The campaign of Adam Dunigan reached out to me last week to see if we’d consider giving some attention to his upstart effort to unseat Don Beyer in Virginia’s Eighth Congressional District.
The Eighth – Arlington County, Alexandria and Falls Church, parts of Fairfax County – is a two and a half-hour drive from our home base, but it’s in Virginia, and Virginia is our home base, right?
***
I’ll say here up front, I’ve seen no reason to believe that Don Beyer needs to be retired by the voters. There are Democrats in Congress who I wouldn’t mind seeing moved over to the alumni section – Chuck Schumer comes to mind; John Fetterman, without a doubt; Hakeem Jeffries as House Speaker concerns me – but Beyer seems like one of the good ones.
He is facing four challengers in the Aug. 4 primary – in alphabetical order, Lorena Bruner, Michael Duffin, Adam Dunigan, Mo Seifeldein.
It was Duffin who, at a candidates forum last week, said it is “99 percent likely” that Beyer will win, and given the advantages of incumbency, and the supposition that the four challengers would split whatever anti-establishment vote there would be, that’s probably fair.
Dunigan, at the forum, which got, shall we say, contentious, noted that it’s important that the contest, at the end of the day, stay above board.

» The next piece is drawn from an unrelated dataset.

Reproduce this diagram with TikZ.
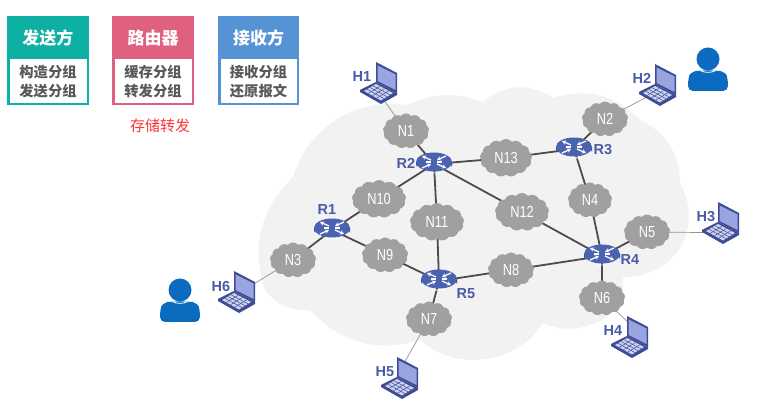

“This is why we are out of power. We self-cannibalize. It’s counterproductive,” said Dunigan, a political rookie, who resigned from his job in the CIA earlier this year to be able to run for the Democratic Party nomination in the Eighth.
***
Dunigan is a self-described “wild kid” who said he spent more time growing up in Southern California “in the Los Angeles punk scene than I did on academics.”
The Marine Corps was his lifeline; he enlisted after high school, served a combat tour in Afghanistan, among his assignments, and matured from punk kid who barely graduated high school into college grad who eventually would earn a master’s in international relations at Harvard.
Dunigan became a case office in the CIA in 2014, “and in that capacity, I saw the very real threats facing our country. I made hard choices, lived tough days. And I entered politics in January 2026 to ring the alarm bell: the real danger is here at home.”
***
“Our democracy is backsliding,” Dunigan said. “Our elected leaders are either unwilling or unable to stop the authoritarian project currently underway. I never wanted to be a politician. I have no interest in the spectacle of our current politics. But too much is at stake, and doing nothing is not an option. Especially when Congress continuously fails to protect or provide for the people of Virginia’s Eighth.”
The Eighth District, indeed, was hit hard by the massive, not at all thought out cuts made by Elon Musk’s DOGE, which formally wrapped up operations last week.
Virginia lost 23,500 federal government jobs due to DOGE, concentrated in the Eighth; I’ve not seen hard data on the number of federal contractor jobs that were also lost, but a report from House Oversight Democrats pegged the number of terminated federal contracts at 13,400, with an additional 15,800 grants eliminated, suggesting massive job losses on that side of the ledger.
“Civil servants deserved protection from DOGE,” Dunigan said. “We could have avoided the affordability crisis. We should have kept our educators and universities safe from political interference, reformed our healthcare system, and prevented the lawless excesses of ICE. Now, if we fail to reverse the worst impulses of this administration, the progress we’ve fought so hard to achieve for civil rights, individual freedom, and enlightenment values in this country will be lost for generations.”
***
Dunigan’s platform is one to rally around: “term limits, big money out of politics, accountability under the law, and an affordable quality of life for every citizen.”
“These concepts aren’t controversial, and they shouldn’t be political. They’re the only guiding principles that can give us a shot at freeing this country from the stranglehold of corporate politics and a captured power structure,” Dunigan said.
“The choice we face in 2026 is simple: the Democratic Party must either change up the roster and evolve, or stay as it is and accept obsolescence. On August 4th, we all have to decide which side we’re on.”